▶ _Given instruction_: Quote the whole listing word for word, please.

▶ _Information shown_:
• • • • • • •

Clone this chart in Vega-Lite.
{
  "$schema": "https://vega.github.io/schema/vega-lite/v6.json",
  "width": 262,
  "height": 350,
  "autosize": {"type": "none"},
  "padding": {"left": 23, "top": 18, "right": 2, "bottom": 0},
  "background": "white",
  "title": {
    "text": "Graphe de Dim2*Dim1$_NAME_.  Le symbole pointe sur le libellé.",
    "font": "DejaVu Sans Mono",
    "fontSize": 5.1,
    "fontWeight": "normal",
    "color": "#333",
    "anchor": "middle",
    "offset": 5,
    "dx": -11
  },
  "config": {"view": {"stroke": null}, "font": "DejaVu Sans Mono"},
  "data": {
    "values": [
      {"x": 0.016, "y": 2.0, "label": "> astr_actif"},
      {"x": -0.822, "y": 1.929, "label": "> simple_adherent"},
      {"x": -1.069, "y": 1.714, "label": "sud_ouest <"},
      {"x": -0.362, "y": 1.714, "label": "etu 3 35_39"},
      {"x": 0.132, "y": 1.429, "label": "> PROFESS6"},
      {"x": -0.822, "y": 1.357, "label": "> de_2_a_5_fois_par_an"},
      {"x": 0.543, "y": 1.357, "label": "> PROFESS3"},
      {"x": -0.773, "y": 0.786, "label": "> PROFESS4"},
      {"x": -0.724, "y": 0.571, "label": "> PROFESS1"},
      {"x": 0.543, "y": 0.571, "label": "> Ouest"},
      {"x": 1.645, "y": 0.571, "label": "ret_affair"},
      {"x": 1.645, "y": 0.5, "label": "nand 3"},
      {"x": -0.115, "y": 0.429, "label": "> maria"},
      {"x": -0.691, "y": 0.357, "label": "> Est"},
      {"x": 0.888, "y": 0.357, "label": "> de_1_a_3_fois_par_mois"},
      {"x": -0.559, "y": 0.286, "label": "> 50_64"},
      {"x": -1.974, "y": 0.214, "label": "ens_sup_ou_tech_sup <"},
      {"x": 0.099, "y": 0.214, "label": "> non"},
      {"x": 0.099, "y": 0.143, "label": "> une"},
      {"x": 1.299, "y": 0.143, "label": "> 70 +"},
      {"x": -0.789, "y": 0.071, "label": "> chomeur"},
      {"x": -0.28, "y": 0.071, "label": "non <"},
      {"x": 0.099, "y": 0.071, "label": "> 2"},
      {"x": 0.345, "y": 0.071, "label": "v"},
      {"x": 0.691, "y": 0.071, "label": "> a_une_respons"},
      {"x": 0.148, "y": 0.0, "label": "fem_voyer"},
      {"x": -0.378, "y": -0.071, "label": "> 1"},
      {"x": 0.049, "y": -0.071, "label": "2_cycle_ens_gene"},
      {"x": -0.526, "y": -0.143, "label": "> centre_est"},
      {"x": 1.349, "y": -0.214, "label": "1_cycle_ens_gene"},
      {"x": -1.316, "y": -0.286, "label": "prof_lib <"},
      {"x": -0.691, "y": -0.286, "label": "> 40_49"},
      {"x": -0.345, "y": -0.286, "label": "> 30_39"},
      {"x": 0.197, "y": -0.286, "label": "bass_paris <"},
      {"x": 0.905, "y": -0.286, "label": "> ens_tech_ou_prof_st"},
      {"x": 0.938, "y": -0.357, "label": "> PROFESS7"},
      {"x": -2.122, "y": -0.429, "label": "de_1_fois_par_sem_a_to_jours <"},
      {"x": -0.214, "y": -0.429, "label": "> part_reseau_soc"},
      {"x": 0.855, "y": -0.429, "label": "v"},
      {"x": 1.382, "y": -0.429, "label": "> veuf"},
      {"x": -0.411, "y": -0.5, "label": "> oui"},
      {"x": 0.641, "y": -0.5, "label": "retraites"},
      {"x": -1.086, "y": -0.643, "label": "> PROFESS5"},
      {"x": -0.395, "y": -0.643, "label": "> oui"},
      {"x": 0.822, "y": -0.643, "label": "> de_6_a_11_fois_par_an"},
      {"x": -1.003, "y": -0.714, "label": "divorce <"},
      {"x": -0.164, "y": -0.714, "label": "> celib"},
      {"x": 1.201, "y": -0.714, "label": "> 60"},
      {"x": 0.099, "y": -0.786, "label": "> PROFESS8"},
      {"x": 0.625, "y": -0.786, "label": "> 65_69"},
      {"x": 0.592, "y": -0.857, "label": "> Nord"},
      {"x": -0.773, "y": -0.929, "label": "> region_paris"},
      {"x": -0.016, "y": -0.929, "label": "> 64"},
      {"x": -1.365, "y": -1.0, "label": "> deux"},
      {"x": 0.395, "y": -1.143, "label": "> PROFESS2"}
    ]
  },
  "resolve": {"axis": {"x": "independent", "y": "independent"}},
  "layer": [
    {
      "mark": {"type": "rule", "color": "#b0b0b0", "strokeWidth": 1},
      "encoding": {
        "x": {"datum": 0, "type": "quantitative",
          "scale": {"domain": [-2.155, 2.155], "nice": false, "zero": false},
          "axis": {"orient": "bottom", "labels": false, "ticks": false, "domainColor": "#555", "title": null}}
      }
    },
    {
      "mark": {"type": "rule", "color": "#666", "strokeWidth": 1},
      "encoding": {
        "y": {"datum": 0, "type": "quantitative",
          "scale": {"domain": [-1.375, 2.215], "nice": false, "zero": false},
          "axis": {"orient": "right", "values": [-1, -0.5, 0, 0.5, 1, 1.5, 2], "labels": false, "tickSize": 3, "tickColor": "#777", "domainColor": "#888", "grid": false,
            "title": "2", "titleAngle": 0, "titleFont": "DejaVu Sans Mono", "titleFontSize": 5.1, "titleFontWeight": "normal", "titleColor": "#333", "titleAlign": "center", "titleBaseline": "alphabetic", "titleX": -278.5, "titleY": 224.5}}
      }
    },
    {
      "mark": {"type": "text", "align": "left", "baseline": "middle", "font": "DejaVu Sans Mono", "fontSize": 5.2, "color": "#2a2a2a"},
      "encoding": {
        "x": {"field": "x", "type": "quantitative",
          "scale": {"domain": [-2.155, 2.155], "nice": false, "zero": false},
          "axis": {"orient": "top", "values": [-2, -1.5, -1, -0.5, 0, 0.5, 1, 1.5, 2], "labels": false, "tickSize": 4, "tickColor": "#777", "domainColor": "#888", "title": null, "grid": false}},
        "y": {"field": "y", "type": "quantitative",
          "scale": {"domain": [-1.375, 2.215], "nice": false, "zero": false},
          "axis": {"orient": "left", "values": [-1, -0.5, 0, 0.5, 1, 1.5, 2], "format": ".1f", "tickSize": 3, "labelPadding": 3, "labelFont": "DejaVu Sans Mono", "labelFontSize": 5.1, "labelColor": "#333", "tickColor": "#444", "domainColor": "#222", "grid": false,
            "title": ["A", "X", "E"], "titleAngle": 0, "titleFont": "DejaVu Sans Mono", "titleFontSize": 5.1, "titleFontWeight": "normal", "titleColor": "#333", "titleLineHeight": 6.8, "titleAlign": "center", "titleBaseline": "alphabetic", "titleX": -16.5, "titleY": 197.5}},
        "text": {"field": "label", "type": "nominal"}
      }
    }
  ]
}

• • • • • • •

▶ _Exercise result_:
Clone this chart in Vega-Lite.
{
  "$schema": "https://vega.github.io/schema/vega-lite/v6.json",
  "width": 262,
  "height": 350,
  "autosize": {"type": "none"},
  "padding": {"left": 23, "top": 18, "right": 2, "bottom": 0},
  "background": "white",
  "title": {
    "text": "Graphe de Dim2*Dim1$_NAME_.  Le symbole pointe sur le libellé.",
    "font": "DejaVu Sans Mono",
    "fontSize": 5.1,
    "fontWeight": "normal",
    "color": "#333",
    "anchor": "middle",
    "offset": 5,
    "dx": -11
  },
  "config": {"view": {"stroke": null}, "font": "DejaVu Sans Mono"},
  "data": {
    "values": [
      {"x": 0.016, "y": 2.0, "label": "> astr_actif"},
      {"x": -0.822, "y": 1.929, "label": "> simple_adherent"},
      {"x": -1.069, "y": 1.714, "label": "sud_ouest <"},
      {"x": -0.362, "y": 1.714, "label": "etu 3 35_39"},
      {"x": 0.132, "y": 1.429, "label": "> PROFESS6"},
      {"x": -0.822, "y": 1.357, "label": "> de_2_a_5_fois_par_an"},
      {"x": 0.543, "y": 1.357, "label": "> PROFESS3"},
      {"x": -0.773, "y": 0.786, "label": "> PROFESS4"},
      {"x": -0.724, "y": 0.571, "label": "> PROFESS1"},
      {"x": 0.543, "y": 0.571, "label": "> Ouest"},
      {"x": 1.645, "y": 0.571, "label": "ret_affair"},
      {"x": 1.645, "y": 0.5, "label": "nand 3"},
      {"x": -0.115, "y": 0.429, "label": "> maria"},
      {"x": -0.691, "y": 0.357, "label": "> Est"},
      {"x": 0.888, "y": 0.357, "label": "> de_1_a_3_fois_par_mois"},
      {"x": -0.559, "y": 0.286, "label": "> 50_64"},
      {"x": -1.974, "y": 0.214, "label": "ens_sup_ou_tech_sup <"},
      {"x": 0.099, "y": 0.214, "label": "> non"},
      {"x": 0.099, "y": 0.143, "label": "> une"},
      {"x": 1.299, "y": 0.143, "label": "> 70 +"},
      {"x": -0.789, "y": 0.071, "label": "> chomeur"},
      {"x": -0.28, "y": 0.071, "label": "non <"},
      {"x": 0.099, "y": 0.071, "label": "> 2"},
      {"x": 0.345, "y": 0.071, "label": "v"},
      {"x": 0.691, "y": 0.071, "label": "> a_une_respons"},
      {"x": 0.148, "y": 0.0, "label": "fem_voyer"},
      {"x": -0.378, "y": -0.071, "label": "> 1"},
      {"x": 0.049, "y": -0.071, "label": "2_cycle_ens_gene"},
      {"x": -0.526, "y": -0.143, "label": "> centre_est"},
      {"x": 1.349, "y": -0.214, "label": "1_cycle_ens_gene"},
      {"x": -1.316, "y": -0.286, "label": "prof_lib <"},
      {"x": -0.691, "y": -0.286, "label": "> 40_49"},
      {"x": -0.345, "y": -0.286, "label": "> 30_39"},
      {"x": 0.197, "y": -0.286, "label": "bass_paris <"},
      {"x": 0.905, "y": -0.286, "label": "> ens_tech_ou_prof_st"},
      {"x": 0.938, "y": -0.357, "label": "> PROFESS7"},
      {"x": -2.122, "y": -0.429, "label": "de_1_fois_par_sem_a_to_jours <"},
      {"x": -0.214, "y": -0.429, "label": "> part_reseau_soc"},
      {"x": 0.855, "y": -0.429, "label": "v"},
      {"x": 1.382, "y": -0.429, "label": "> veuf"},
      {"x": -0.411, "y": -0.5, "label": "> oui"},
      {"x": 0.641, "y": -0.5, "label": "retraites"},
      {"x": -1.086, "y": -0.643, "label": "> PROFESS5"},
      {"x": -0.395, "y": -0.643, "label": "> oui"},
      {"x": 0.822, "y": -0.643, "label": "> de_6_a_11_fois_par_an"},
      {"x": -1.003, "y": -0.714, "label": "divorce <"},
      {"x": -0.164, "y": -0.714, "label": "> celib"},
      {"x": 1.201, "y": -0.714, "label": "> 60"},
      {"x": 0.099, "y": -0.786, "label": "> PROFESS8"},
      {"x": 0.625, "y": -0.786, "label": "> 65_69"},
      {"x": 0.592, "y": -0.857, "label": "> Nord"},
      {"x": -0.773, "y": -0.929, "label": "> region_paris"},
      {"x": -0.016, "y": -0.929, "label": "> 64"},
      {"x": -1.365, "y": -1.0, "label": "> deux"},
      {"x": 0.395, "y": -1.143, "label": "> PROFESS2"}
    ]
  },
  "resolve": {"axis": {"x": "independent", "y": "independent"}},
  "layer": [
    {
      "mark": {"type": "rule", "color": "#b0b0b0", "strokeWidth": 1},
      "encoding": {
        "x": {"datum": 0, "type": "quantitative",
          "scale": {"domain": [-2.155, 2.155], "nice": false, "zero": false},
          "axis": {"orient": "bottom", "labels": false, "ticks": false, "domainColor": "#555", "title": null}}
      }
    },
    {
      "mark": {"type": "rule", "color": "#666", "strokeWidth": 1},
      "encoding": {
        "y": {"datum": 0, "type": "quantitative",
          "scale": {"domain": [-1.375, 2.215], "nice": false, "zero": false},
          "axis": {"orient": "right", "values": [-1, -0.5, 0, 0.5, 1, 1.5, 2], "labels": false, "tickSize": 3, "tickColor": "#777", "domainColor": "#888", "grid": false,
            "title": "2", "titleAngle": 0, "titleFont": "DejaVu Sans Mono", "titleFontSize": 5.1, "titleFontWeight": "normal", "titleColor": "#333", "titleAlign": "center", "titleBaseline": "alphabetic", "titleX": -278.5, "titleY": 224.5}}
      }
    },
    {
      "mark": {"type": "text", "align": "left", "baseline": "middle", "font": "DejaVu Sans Mono", "fontSize": 5.2, "color": "#2a2a2a"},
      "encoding": {
        "x": {"field": "x", "type": "quantitative",
          "scale": {"domain": [-2.155, 2.155], "nice": false, "zero": false},
          "axis": {"orient": "top", "values": [-2, -1.5, -1, -0.5, 0, 0.5, 1, 1.5, 2], "labels": false, "tickSize": 4, "tickColor": "#777", "domainColor": "#888", "title": null, "grid": false}},
        "y": {"field": "y", "type": "quantitative",
          "scale": {"domain": [-1.375, 2.215], "nice": false, "zero": false},
          "axis": {"orient": "left", "values": [-1, -0.5, 0, 0.5, 1, 1.5, 2], "format": ".1f", "tickSize": 3, "labelPadding": 3, "labelFont": "DejaVu Sans Mono", "labelFontSize": 5.1, "labelColor": "#333", "tickColor": "#444", "domainColor": "#222", "grid": false,
            "title": ["A", "X", "E"], "titleAngle": 0, "titleFont": "DejaVu Sans Mono", "titleFontSize": 5.1, "titleFontWeight": "normal", "titleColor": "#333", "titleLineHeight": 6.8, "titleAlign": "center", "titleBaseline": "alphabetic", "titleX": -16.5, "titleY": 197.5}},
        "text": {"field": "label", "type": "nominal"}
      }
    }
  ]
}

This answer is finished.